● What you will do
Can you transcribe the data exactly? Leave the pictures out.

● Dataset extract

-------------------------

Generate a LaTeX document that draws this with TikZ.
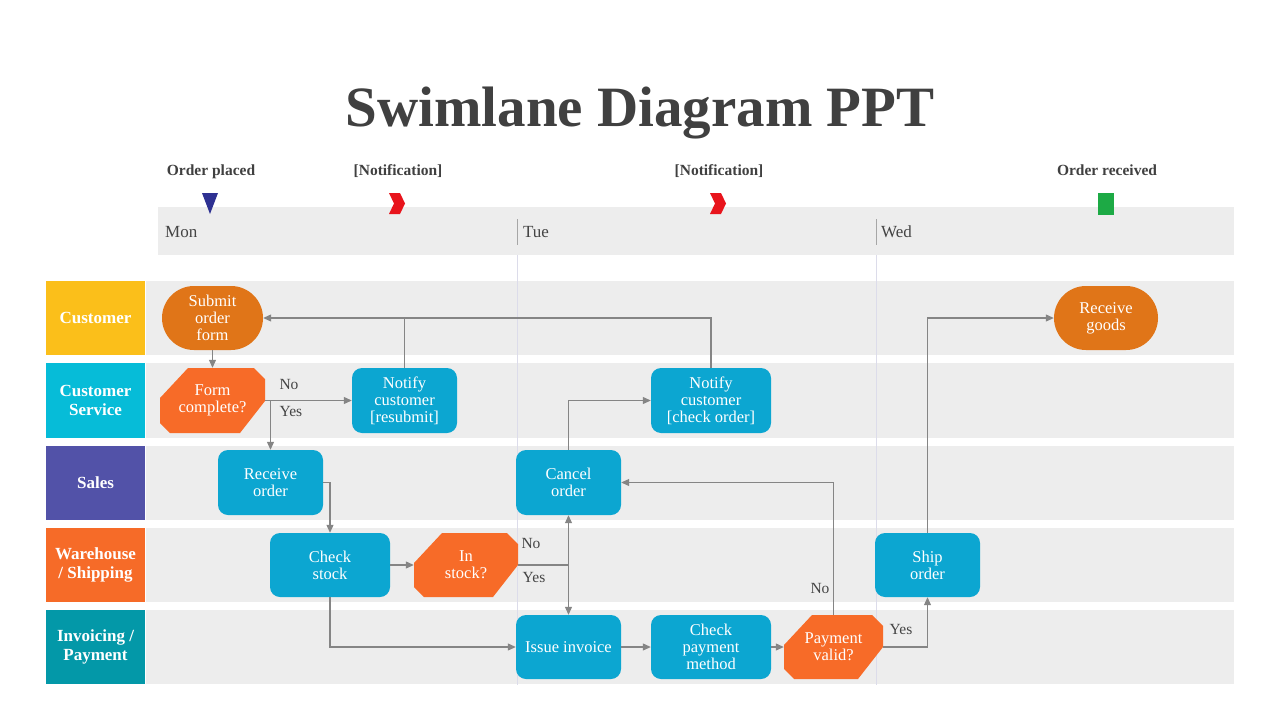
\documentclass[tikz,border=0pt]{standalone}
\usepackage{fontspec}
\setmainfont{Liberation Serif}
\usetikzlibrary{arrows.meta}
\definecolor{titlegray}{HTML}{404040}
\definecolor{lanegray}{HTML}{EDEDED}
\definecolor{cuyellow}{HTML}{FBBF1A}
\definecolor{cscyan}{HTML}{06BCD8}
\definecolor{sapurple}{HTML}{5252A8}
\definecolor{whorange}{HTML}{F66B28}
\definecolor{inteal}{HTML}{0398A8}
\definecolor{procblue}{HTML}{0CA6D1}
\definecolor{pillorange}{HTML}{E07518}
\definecolor{decorange}{HTML}{F76B28}
\definecolor{mkblue}{HTML}{2E3192}
\definecolor{mkred}{HTML}{E8141C}
\definecolor{mkgreen}{HTML}{1DAA45}
\definecolor{linegray}{HTML}{858585}
\definecolor{divlight}{HTML}{DCDCEA}
\definecolor{txtgray}{HTML}{444444}
\newcommand{\nfont}{\fontsize{16.5}{17}\selectfont}
\begin{document}
\begin{tikzpicture}[x=1pt,y=-1pt,
  proc/.style={fill=procblue, rounded corners=10pt, minimum width=105pt, minimum height=65pt, text=white, align=center, font=\nfont, inner sep=0pt},
  procw/.style={proc, minimum width=120pt},
  pill/.style={fill=pillorange, rounded corners=32pt, minimum width=101pt, minimum height=64pt, text=white, align=center, font=\nfont, inner sep=0pt},
  decision/.style={minimum width=105pt, minimum height=65pt, text=white, align=center, font=\nfont, inner sep=0pt,
    path picture={\fill[decorange]
      ([xshift=28pt]path picture bounding box.north west) --
      ([xshift=-11pt]path picture bounding box.north east) --
      ([yshift=-11pt]path picture bounding box.north east) --
      ([yshift=32pt]path picture bounding box.south east) --
      ([xshift=-25pt]path picture bounding box.south east) --
      ([xshift=10pt]path picture bounding box.south west) --
      ([yshift=10pt]path picture bounding box.south west) --
      ([yshift=-30pt]path picture bounding box.north west) -- cycle;}},
  lanelbl/.style={minimum width=99pt, minimum height=74pt, text=white, align=center, font=\fontsize{17}{19}\selectfont\bfseries, inner sep=0pt},
  evt/.style={font=\fontsize{15.5}{17}\selectfont\bfseries, text=titlegray, anchor=base, inner sep=0pt},
  day/.style={font=\fontsize{17}{18}\selectfont, text=txtgray, anchor=base west, inner sep=0pt},
  lbl/.style={font=\fontsize{15.5}{17}\selectfont, text=txtgray, inner sep=0pt},
  line/.style={draw=linegray, line width=1.1pt},
  conn/.style={line, -{Triangle[length=8pt,width=7pt]}}
]
\useasboundingbox[fill=white] (0,0) rectangle (1280,720);

% title
\node[font=\fontsize{57}{60}\selectfont\bfseries, text=titlegray, anchor=base, inner sep=0pt] (title) at (640,126) {Swimlane Diagram PPT};

% timeline band
\fill[lanegray] (158,207) rectangle (1234,255);
\draw[draw=black!35, line width=0.8pt] (517,219) -- (517,245);
\draw[draw=black!35, line width=0.8pt] (876,219) -- (876,245);
\node[day] (mon) at (165,237) {Mon};
\node[day] (tue) at (523,237) {Tue};
\node[day] (wed) at (881,237) {Wed};

% events
\node[evt] (e1) at (211,175) {Order placed};
\node[evt] (e2) at (398,175) {[Notification]};
\node[evt] (e3) at (719,175) {[Notification]};
\node[evt] (e4) at (1107,175) {Order received};
\fill[mkblue] (202,193) -- (218,193) -- (210,214) -- cycle;
\fill[mkred] (389,193) -- (400,193) -- (405,203.5) -- (400,214) -- (389,214) -- (394,203.5) -- cycle;
\fill[mkred] (710,193) -- (721,193) -- (726,203.5) -- (721,214) -- (710,214) -- (715,203.5) -- cycle;
\fill[mkgreen] (1098,193) rectangle (1114,215);

% lanes
\fill[lanegray] (146,281) rectangle (1234,355);
\fill[lanegray] (146,363) rectangle (1234,438);
\fill[lanegray] (146,446) rectangle (1234,520);
\fill[lanegray] (146,528) rectangle (1234,602);
\fill[lanegray] (146,610) rectangle (1234,684);
\node[lanelbl, fill=cuyellow] (l1) at (95.5,318) {Customer};
\node[lanelbl, fill=cscyan, minimum height=75pt] (l2) at (95.5,400.5) {Customer\\Service};
\node[lanelbl, fill=sapurple] (l3) at (95.5,483) {Sales};
\node[lanelbl, fill=whorange] (l4) at (95.5,565) {Warehouse\\/ Shipping};
\node[lanelbl, fill=inteal] (l5) at (95.5,647) {Invoicing /\\Payment};

% day dividers through lanes
\draw[divlight, line width=0.8pt] (517,255) -- (517,685);
\draw[divlight, line width=0.8pt] (876,255) -- (876,685);

% nodes
\node[pill] (sof) at (212.5,318) {Submit\\order\\form};
\node[pill, minimum width=104pt] (rg) at (1106,318) {Receive\\goods};
\node[decision] (fc) at (212.5,400.5) {Form\\complete?};
\node[proc] (nr) at (404.5,400.5) {Notify\\customer\\{}[resubmit]};
\node[procw] (nc) at (711,400.5) {Notify\\customer\\{}[check order]};
\node[proc] (ro) at (270.5,482.5) {Receive\\order};
\node[proc] (co) at (568.5,482.5) {Cancel\\order};
\node[procw, minimum height=64pt] (cs) at (330,565) {Check\\stock};
\node[decision, minimum width=104pt, minimum height=64pt] (is) at (466,565) {In\\stock?};
\node[proc, minimum height=64pt] (so) at (927.5,565) {Ship\\order};
\node[proc, minimum height=64pt] (ii) at (568.5,647) {Issue invoice};
\node[procw, minimum height=64pt] (cp) at (711,647) {Check\\payment\\method};
\node[decision, minimum width=99pt, minimum height=64pt] (pv) at (833.5,647) {Payment\\valid?};

% connectors
\draw[conn] (sof.south) -- (fc.north);
\draw[conn] (fc.east) -- (nr.west);
\draw[conn] (fc.east -| ro.north) -- (ro.north);
\draw[conn] (nr.north) |- (sof.east);
\draw[line] (nc.north) |- (nr.north |- sof.east);
\draw[conn] (ro.east) -| (cs.north);
\draw[conn] (cs.east) -- (is.west);
\coordinate (j) at (is.east -| co.south);
\draw[line] (is.east) -- (j);
\draw[conn] (j) -- (co.south);
\draw[conn] (j) -- (ii.north);
\draw[conn] (cs.south) |- (ii.west);
\draw[conn] (ii.east) -- (cp.west);
\draw[conn] (cp.east) -- (pv.west);
\draw[conn] (pv.north) |- (co.east);
\draw[conn] (pv.east) -| (so.south);
\draw[conn] (co.north) |- (nc.west);
\draw[conn] (so.north) |- (rg.west);

% connector labels
\node[lbl] (n1) at (289,384) {No};
\node[lbl] (y1) at (291,411) {Yes};
\node[lbl] (n2) at (531,543) {No};
\node[lbl] (y2) at (534,577) {Yes};
\node[lbl] (n3) at (820,588) {No};
\node[lbl] (y3) at (901,629) {Yes};
\end{tikzpicture}
\end{document}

-------------------------

● The answer
Generate a LaTeX document that draws this with TikZ.
\documentclass[tikz,border=0pt]{standalone}
\usepackage{fontspec}
\setmainfont{Liberation Serif}
\usetikzlibrary{arrows.meta}
\definecolor{titlegray}{HTML}{404040}
\definecolor{lanegray}{HTML}{EDEDED}
\definecolor{cuyellow}{HTML}{FBBF1A}
\definecolor{cscyan}{HTML}{06BCD8}
\definecolor{sapurple}{HTML}{5252A8}
\definecolor{whorange}{HTML}{F66B28}
\definecolor{inteal}{HTML}{0398A8}
\definecolor{procblue}{HTML}{0CA6D1}
\definecolor{pillorange}{HTML}{E07518}
\definecolor{decorange}{HTML}{F76B28}
\definecolor{mkblue}{HTML}{2E3192}
\definecolor{mkred}{HTML}{E8141C}
\definecolor{mkgreen}{HTML}{1DAA45}
\definecolor{linegray}{HTML}{858585}
\definecolor{divlight}{HTML}{DCDCEA}
\definecolor{txtgray}{HTML}{444444}
\newcommand{\nfont}{\fontsize{16.5}{17}\selectfont}
\begin{document}
\begin{tikzpicture}[x=1pt,y=-1pt,
  proc/.style={fill=procblue, rounded corners=10pt, minimum width=105pt, minimum height=65pt, text=white, align=center, font=\nfont, inner sep=0pt},
  procw/.style={proc, minimum width=120pt},
  pill/.style={fill=pillorange, rounded corners=32pt, minimum width=101pt, minimum height=64pt, text=white, align=center, font=\nfont, inner sep=0pt},
  decision/.style={minimum width=105pt, minimum height=65pt, text=white, align=center, font=\nfont, inner sep=0pt,
    path picture={\fill[decorange]
      ([xshift=28pt]path picture bounding box.north west) --
      ([xshift=-11pt]path picture bounding box.north east) --
      ([yshift=-11pt]path picture bounding box.north east) --
      ([yshift=32pt]path picture bounding box.south east) --
      ([xshift=-25pt]path picture bounding box.south east) --
      ([xshift=10pt]path picture bounding box.south west) --
      ([yshift=10pt]path picture bounding box.south west) --
      ([yshift=-30pt]path picture bounding box.north west) -- cycle;}},
  lanelbl/.style={minimum width=99pt, minimum height=74pt, text=white, align=center, font=\fontsize{17}{19}\selectfont\bfseries, inner sep=0pt},
  evt/.style={font=\fontsize{15.5}{17}\selectfont\bfseries, text=titlegray, anchor=base, inner sep=0pt},
  day/.style={font=\fontsize{17}{18}\selectfont, text=txtgray, anchor=base west, inner sep=0pt},
  lbl/.style={font=\fontsize{15.5}{17}\selectfont, text=txtgray, inner sep=0pt},
  line/.style={draw=linegray, line width=1.1pt},
  conn/.style={line, -{Triangle[length=8pt,width=7pt]}}
]
\useasboundingbox[fill=white] (0,0) rectangle (1280,720);

% title
\node[font=\fontsize{57}{60}\selectfont\bfseries, text=titlegray, anchor=base, inner sep=0pt] (title) at (640,126) {Swimlane Diagram PPT};

% timeline band
\fill[lanegray] (158,207) rectangle (1234,255);
\draw[draw=black!35, line width=0.8pt] (517,219) -- (517,245);
\draw[draw=black!35, line width=0.8pt] (876,219) -- (876,245);
\node[day] (mon) at (165,237) {Mon};
\node[day] (tue) at (523,237) {Tue};
\node[day] (wed) at (881,237) {Wed};

% events
\node[evt] (e1) at (211,175) {Order placed};
\node[evt] (e2) at (398,175) {[Notification]};
\node[evt] (e3) at (719,175) {[Notification]};
\node[evt] (e4) at (1107,175) {Order received};
\fill[mkblue] (202,193) -- (218,193) -- (210,214) -- cycle;
\fill[mkred] (389,193) -- (400,193) -- (405,203.5) -- (400,214) -- (389,214) -- (394,203.5) -- cycle;
\fill[mkred] (710,193) -- (721,193) -- (726,203.5) -- (721,214) -- (710,214) -- (715,203.5) -- cycle;
\fill[mkgreen] (1098,193) rectangle (1114,215);

% lanes
\fill[lanegray] (146,281) rectangle (1234,355);
\fill[lanegray] (146,363) rectangle (1234,438);
\fill[lanegray] (146,446) rectangle (1234,520);
\fill[lanegray] (146,528) rectangle (1234,602);
\fill[lanegray] (146,610) rectangle (1234,684);
\node[lanelbl, fill=cuyellow] (l1) at (95.5,318) {Customer};
\node[lanelbl, fill=cscyan, minimum height=75pt] (l2) at (95.5,400.5) {Customer\\Service};
\node[lanelbl, fill=sapurple] (l3) at (95.5,483) {Sales};
\node[lanelbl, fill=whorange] (l4) at (95.5,565) {Warehouse\\/ Shipping};
\node[lanelbl, fill=inteal] (l5) at (95.5,647) {Invoicing /\\Payment};

% day dividers through lanes
\draw[divlight, line width=0.8pt] (517,255) -- (517,685);
\draw[divlight, line width=0.8pt] (876,255) -- (876,685);

% nodes
\node[pill] (sof) at (212.5,318) {Submit\\order\\form};
\node[pill, minimum width=104pt] (rg) at (1106,318) {Receive\\goods};
\node[decision] (fc) at (212.5,400.5) {Form\\complete?};
\node[proc] (nr) at (404.5,400.5) {Notify\\customer\\{}[resubmit]};
\node[procw] (nc) at (711,400.5) {Notify\\customer\\{}[check order]};
\node[proc] (ro) at (270.5,482.5) {Receive\\order};
\node[proc] (co) at (568.5,482.5) {Cancel\\order};
\node[procw, minimum height=64pt] (cs) at (330,565) {Check\\stock};
\node[decision, minimum width=104pt, minimum height=64pt] (is) at (466,565) {In\\stock?};
\node[proc, minimum height=64pt] (so) at (927.5,565) {Ship\\order};
\node[proc, minimum height=64pt] (ii) at (568.5,647) {Issue invoice};
\node[procw, minimum height=64pt] (cp) at (711,647) {Check\\payment\\method};
\node[decision, minimum width=99pt, minimum height=64pt] (pv) at (833.5,647) {Payment\\valid?};

% connectors
\draw[conn] (sof.south) -- (fc.north);
\draw[conn] (fc.east) -- (nr.west);
\draw[conn] (fc.east -| ro.north) -- (ro.north);
\draw[conn] (nr.north) |- (sof.east);
\draw[line] (nc.north) |- (nr.north |- sof.east);
\draw[conn] (ro.east) -| (cs.north);
\draw[conn] (cs.east) -- (is.west);
\coordinate (j) at (is.east -| co.south);
\draw[line] (is.east) -- (j);
\draw[conn] (j) -- (co.south);
\draw[conn] (j) -- (ii.north);
\draw[conn] (cs.south) |- (ii.west);
\draw[conn] (ii.east) -- (cp.west);
\draw[conn] (cp.east) -- (pv.west);
\draw[conn] (pv.north) |- (co.east);
\draw[conn] (pv.east) -| (so.south);
\draw[conn] (co.north) |- (nc.west);
\draw[conn] (so.north) |- (rg.west);

% connector labels
\node[lbl] (n1) at (289,384) {No};
\node[lbl] (y1) at (291,411) {Yes};
\node[lbl] (n2) at (531,543) {No};
\node[lbl] (y2) at (534,577) {Yes};
\node[lbl] (n3) at (820,588) {No};
\node[lbl] (y3) at (901,629) {Yes};
\end{tikzpicture}
\end{document}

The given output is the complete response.